Making Difference = Skills, Time, and Money ≠ Voluntourism
Talking about voluntourism can be downright frustrating. As soon as one puts pen to paper, fingers to keyboard, or mouth to microphone, it is inevitable that what comes out will be judged. “Voluntourism is an ugly word” – I hear that a lot. (But, “beautiful” can be an ugly word if you are 8 years old standing in front of your class trying to spell it so your entire team can move to the next round and get ice cream after recess and you spell it “b-u-t-i-f-u-l-l.”) And, when it comes to making a difference, many people see voluntourism as something that simply doesn’t.
With skills, with time, with money – one can definitely make a difference.

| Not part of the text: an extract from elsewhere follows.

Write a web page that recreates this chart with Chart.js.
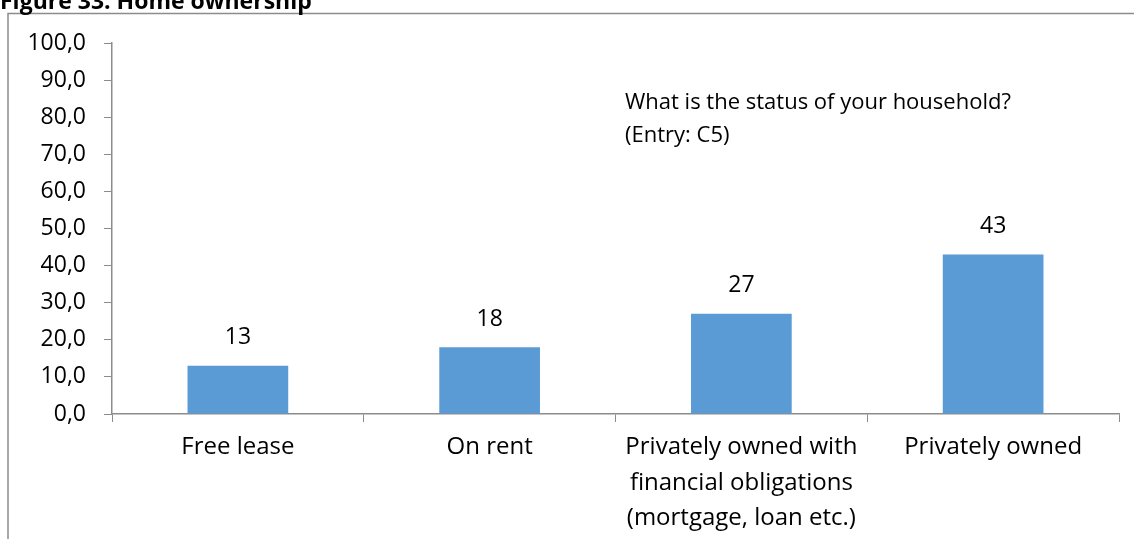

But, being a short-term volunteer, interested in touring the local destination, “you are a damn fool if you think you can make a difference.” This is where most people turn away from voluntourism.
Ugly duckling though it may be, voluntourism, at least in my eyes, is the most “b-u-t-i-f-u-l-l” contrivance to be formulated on the global scale in many a moon. By its very existence, voluntourism is changing the landscape of how we travel, what travel companies and NGOs are considering in terms of product & service offerings in the future, and the timeline for destination recovery in the wake of a natural disaster. What we are struggling with, of course, is the language. We want it to be prettier, more elegant, more refined. Voluntourism will never be that, it’s integrity would be lost if we attempted to clean it up.
What we can do, though, is improve it and improve our perspective on its potential. If the ugliest dog in the world can gain our sympathy and support, perhaps voluntourism can, too!